Brief:
Using the listing below, output only the lines from the one that contains "Generate a Python" through the one that contains "import plotly.graph_objects as go", inclusive, exactly as given and without images.

(Collected data entries)
┌────────

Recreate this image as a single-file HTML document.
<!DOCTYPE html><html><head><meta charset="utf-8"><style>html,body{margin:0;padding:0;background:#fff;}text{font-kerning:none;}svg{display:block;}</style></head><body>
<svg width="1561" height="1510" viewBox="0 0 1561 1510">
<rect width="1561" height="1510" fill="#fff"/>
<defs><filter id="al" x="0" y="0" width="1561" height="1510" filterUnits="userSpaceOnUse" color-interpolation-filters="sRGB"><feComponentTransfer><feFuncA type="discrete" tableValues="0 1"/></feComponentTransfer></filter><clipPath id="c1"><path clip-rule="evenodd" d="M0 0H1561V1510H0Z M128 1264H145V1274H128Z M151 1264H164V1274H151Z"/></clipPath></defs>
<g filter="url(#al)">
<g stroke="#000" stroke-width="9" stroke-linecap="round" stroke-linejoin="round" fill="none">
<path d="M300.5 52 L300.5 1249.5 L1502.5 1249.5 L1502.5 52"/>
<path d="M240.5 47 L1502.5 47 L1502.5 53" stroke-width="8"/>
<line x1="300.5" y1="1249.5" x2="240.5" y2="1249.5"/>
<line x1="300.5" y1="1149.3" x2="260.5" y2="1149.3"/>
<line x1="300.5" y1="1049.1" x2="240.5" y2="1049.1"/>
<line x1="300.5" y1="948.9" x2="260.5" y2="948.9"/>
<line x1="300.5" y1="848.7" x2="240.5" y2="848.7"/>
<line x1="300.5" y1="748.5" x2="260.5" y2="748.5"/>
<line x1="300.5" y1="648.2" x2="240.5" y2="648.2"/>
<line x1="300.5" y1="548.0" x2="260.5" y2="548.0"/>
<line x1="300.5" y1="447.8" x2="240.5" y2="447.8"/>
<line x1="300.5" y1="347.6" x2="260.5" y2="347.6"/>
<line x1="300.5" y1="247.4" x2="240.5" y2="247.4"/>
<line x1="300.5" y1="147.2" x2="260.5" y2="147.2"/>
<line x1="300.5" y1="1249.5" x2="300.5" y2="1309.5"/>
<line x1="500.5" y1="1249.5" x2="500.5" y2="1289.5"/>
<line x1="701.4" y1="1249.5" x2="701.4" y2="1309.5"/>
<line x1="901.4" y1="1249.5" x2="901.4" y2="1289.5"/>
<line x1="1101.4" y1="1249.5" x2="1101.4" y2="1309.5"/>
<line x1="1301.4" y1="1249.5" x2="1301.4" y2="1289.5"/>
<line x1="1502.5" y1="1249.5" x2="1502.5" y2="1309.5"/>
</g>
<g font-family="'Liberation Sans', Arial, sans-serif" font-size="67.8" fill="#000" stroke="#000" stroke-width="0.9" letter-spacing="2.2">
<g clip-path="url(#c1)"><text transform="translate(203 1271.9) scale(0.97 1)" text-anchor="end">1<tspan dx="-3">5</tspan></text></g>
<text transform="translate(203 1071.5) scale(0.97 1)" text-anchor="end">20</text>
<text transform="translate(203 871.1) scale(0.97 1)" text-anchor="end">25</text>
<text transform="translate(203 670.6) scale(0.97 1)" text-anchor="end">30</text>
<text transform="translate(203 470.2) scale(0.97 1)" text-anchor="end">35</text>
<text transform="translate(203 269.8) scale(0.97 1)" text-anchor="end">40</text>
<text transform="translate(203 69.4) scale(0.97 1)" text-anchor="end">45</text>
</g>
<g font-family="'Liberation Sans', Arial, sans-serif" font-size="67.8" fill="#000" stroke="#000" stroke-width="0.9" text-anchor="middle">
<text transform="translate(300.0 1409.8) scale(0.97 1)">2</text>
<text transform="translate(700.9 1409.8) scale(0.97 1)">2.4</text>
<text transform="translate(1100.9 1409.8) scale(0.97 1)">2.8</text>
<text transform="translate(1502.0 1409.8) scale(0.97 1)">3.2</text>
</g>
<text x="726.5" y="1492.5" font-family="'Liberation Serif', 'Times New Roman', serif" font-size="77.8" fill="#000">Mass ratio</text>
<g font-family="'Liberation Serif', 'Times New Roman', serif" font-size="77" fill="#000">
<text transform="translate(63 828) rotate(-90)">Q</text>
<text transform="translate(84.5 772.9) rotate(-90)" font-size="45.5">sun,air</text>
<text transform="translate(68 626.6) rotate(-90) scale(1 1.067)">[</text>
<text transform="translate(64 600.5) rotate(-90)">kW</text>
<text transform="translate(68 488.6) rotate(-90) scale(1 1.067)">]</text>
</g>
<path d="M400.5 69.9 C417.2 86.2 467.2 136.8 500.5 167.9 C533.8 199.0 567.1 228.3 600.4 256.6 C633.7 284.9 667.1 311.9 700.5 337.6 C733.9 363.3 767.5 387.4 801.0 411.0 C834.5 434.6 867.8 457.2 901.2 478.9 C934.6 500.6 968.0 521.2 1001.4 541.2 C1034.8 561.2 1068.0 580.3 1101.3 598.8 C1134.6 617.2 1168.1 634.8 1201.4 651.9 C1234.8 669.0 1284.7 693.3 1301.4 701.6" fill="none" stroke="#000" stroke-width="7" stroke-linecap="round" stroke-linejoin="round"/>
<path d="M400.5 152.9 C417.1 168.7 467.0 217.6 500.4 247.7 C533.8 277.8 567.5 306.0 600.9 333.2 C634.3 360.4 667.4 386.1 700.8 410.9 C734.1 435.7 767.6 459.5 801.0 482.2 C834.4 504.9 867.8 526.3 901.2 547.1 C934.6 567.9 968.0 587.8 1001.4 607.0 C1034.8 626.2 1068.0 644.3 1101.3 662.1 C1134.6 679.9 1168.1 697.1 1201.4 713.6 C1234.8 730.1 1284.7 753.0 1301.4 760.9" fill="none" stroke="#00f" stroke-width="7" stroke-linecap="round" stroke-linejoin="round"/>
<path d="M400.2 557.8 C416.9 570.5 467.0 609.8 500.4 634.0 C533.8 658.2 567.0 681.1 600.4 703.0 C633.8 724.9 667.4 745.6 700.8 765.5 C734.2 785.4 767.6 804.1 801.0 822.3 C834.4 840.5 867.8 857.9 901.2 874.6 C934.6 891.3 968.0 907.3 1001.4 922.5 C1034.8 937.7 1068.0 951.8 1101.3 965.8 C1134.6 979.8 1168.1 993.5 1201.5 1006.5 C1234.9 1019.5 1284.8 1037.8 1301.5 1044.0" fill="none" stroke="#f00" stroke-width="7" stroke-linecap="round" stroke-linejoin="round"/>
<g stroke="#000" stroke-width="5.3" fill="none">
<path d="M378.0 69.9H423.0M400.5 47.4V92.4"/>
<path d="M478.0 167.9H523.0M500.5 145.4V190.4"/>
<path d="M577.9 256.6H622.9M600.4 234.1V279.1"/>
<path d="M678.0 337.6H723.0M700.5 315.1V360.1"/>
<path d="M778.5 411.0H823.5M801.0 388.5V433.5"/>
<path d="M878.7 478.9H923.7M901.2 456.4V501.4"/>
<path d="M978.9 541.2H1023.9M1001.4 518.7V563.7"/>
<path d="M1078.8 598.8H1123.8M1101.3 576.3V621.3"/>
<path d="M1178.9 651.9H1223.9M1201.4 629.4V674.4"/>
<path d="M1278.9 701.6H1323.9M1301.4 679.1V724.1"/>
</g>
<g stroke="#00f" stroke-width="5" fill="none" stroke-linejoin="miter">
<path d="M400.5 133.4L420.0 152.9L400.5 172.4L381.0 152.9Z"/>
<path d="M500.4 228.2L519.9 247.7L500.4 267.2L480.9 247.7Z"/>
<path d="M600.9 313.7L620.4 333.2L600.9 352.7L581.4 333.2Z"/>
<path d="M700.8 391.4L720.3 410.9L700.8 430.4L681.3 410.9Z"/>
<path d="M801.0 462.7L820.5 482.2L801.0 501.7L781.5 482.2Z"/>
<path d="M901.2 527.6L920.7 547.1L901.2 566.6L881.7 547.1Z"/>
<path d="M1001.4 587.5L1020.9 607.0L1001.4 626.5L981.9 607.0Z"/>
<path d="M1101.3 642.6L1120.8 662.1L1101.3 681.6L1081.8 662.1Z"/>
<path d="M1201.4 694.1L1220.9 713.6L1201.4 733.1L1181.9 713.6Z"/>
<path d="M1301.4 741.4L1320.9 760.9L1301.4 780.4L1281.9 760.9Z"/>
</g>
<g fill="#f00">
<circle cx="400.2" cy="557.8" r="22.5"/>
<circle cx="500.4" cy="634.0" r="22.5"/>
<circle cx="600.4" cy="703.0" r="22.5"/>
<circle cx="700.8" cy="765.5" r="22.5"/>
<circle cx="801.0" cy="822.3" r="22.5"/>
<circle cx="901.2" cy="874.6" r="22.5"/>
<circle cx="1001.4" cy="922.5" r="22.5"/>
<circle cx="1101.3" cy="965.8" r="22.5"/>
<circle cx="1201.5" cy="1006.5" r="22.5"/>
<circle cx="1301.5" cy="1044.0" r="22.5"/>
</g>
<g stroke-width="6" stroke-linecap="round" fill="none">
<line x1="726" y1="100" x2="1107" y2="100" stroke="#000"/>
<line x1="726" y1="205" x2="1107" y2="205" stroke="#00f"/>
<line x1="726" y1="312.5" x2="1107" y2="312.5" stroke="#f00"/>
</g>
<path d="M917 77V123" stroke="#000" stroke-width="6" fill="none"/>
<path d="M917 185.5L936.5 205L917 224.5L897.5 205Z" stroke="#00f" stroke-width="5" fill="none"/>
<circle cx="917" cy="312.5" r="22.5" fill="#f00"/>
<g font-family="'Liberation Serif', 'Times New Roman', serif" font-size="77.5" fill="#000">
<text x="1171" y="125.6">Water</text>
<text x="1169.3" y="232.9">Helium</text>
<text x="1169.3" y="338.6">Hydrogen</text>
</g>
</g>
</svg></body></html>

└────────
┌────────

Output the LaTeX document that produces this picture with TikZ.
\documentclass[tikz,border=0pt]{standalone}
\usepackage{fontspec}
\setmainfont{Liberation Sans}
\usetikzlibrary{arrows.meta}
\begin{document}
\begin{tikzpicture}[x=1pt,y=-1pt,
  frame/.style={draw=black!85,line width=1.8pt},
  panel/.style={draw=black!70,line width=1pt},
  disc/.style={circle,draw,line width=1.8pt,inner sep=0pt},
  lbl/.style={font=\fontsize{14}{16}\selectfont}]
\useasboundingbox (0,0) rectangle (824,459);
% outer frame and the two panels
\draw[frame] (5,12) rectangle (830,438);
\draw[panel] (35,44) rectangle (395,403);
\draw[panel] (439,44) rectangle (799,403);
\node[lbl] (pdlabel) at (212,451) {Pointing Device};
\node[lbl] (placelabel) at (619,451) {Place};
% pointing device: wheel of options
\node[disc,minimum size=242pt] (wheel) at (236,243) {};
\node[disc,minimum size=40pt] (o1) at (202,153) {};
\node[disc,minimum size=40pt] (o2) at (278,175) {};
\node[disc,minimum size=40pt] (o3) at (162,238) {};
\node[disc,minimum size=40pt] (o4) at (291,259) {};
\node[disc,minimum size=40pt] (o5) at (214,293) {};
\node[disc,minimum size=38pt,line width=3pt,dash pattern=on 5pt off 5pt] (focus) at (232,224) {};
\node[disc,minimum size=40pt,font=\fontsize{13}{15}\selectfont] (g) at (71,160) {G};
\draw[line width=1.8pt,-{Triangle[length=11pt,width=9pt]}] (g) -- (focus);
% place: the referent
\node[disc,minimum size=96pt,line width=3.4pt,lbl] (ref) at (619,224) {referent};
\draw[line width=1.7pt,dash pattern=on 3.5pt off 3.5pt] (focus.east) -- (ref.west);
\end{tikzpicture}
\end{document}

└────────
┌────────

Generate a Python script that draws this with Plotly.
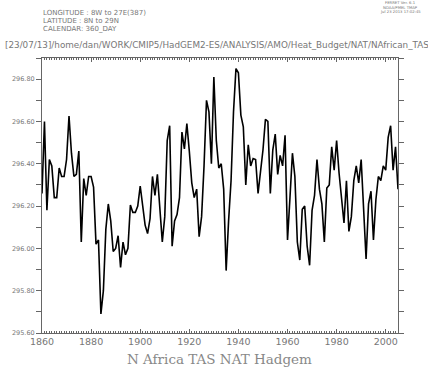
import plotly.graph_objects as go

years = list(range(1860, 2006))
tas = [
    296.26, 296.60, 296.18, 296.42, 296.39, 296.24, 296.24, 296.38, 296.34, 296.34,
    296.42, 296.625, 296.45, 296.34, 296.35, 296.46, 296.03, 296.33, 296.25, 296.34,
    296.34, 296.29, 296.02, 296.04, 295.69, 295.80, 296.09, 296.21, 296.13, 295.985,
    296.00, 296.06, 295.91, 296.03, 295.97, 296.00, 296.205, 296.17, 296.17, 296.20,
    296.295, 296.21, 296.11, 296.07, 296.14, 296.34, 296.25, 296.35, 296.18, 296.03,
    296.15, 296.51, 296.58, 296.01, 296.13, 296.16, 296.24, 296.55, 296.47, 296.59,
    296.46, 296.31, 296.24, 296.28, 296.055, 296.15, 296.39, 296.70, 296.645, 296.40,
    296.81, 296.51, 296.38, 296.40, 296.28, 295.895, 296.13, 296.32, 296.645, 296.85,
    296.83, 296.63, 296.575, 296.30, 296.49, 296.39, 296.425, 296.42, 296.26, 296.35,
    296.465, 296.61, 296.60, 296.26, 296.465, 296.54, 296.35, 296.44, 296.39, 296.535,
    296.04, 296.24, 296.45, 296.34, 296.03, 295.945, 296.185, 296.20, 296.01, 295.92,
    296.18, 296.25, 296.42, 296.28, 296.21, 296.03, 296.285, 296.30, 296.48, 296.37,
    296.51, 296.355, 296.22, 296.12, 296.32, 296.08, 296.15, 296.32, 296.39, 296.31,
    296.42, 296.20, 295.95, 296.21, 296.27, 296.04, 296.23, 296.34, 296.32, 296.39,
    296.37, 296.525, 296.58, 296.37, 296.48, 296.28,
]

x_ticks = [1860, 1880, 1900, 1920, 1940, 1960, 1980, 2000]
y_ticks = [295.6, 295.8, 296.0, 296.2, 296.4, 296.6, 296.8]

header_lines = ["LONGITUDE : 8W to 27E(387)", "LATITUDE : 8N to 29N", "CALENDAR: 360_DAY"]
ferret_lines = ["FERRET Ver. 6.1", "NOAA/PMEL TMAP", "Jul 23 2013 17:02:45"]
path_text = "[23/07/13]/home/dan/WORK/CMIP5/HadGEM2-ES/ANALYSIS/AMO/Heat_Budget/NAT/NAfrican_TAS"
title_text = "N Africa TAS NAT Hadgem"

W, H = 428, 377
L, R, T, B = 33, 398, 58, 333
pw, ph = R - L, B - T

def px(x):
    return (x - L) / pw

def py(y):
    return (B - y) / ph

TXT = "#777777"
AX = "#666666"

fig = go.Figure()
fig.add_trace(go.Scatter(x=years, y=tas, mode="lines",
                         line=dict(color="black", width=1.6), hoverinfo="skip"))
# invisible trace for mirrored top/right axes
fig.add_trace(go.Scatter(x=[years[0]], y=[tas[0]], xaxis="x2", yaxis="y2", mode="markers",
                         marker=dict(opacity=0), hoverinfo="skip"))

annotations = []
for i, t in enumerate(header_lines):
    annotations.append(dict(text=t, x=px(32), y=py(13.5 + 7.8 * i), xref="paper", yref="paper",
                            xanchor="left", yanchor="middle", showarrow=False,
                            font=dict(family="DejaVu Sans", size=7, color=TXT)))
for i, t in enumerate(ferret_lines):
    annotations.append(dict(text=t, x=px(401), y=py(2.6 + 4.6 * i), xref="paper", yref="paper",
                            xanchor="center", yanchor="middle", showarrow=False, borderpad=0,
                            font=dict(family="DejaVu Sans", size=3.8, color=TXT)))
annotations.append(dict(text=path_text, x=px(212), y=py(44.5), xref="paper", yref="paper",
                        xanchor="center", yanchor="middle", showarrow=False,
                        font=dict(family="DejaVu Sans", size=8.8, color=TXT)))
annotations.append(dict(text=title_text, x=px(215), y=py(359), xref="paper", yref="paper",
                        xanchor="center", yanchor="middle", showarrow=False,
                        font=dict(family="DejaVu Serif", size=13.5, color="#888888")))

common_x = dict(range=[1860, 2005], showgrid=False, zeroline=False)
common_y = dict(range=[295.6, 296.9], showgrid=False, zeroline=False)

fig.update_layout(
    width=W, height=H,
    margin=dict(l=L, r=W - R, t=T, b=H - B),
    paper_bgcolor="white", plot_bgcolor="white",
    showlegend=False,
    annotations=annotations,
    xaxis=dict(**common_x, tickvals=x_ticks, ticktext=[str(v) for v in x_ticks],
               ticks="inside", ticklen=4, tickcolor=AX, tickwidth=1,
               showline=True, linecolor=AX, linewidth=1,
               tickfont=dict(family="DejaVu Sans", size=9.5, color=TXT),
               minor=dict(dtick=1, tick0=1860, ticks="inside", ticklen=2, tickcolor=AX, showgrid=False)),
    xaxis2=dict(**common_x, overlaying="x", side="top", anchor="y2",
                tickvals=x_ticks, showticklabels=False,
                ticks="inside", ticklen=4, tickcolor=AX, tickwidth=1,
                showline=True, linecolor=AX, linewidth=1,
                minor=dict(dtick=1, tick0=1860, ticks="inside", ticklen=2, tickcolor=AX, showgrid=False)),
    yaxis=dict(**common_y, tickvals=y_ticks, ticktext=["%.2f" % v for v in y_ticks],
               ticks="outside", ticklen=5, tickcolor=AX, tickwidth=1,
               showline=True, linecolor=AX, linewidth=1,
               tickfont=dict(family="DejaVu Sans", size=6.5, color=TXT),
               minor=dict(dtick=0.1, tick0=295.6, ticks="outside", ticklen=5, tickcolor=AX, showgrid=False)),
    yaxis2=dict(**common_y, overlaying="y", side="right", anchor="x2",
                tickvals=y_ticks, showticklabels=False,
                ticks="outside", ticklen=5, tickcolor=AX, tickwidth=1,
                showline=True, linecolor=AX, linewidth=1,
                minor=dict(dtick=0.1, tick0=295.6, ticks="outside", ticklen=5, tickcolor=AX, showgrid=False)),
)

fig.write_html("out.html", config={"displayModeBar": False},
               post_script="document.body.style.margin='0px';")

└────────

Answer to the exercise:
Generate a Python script that draws this with Plotly.
import plotly.graph_objects as go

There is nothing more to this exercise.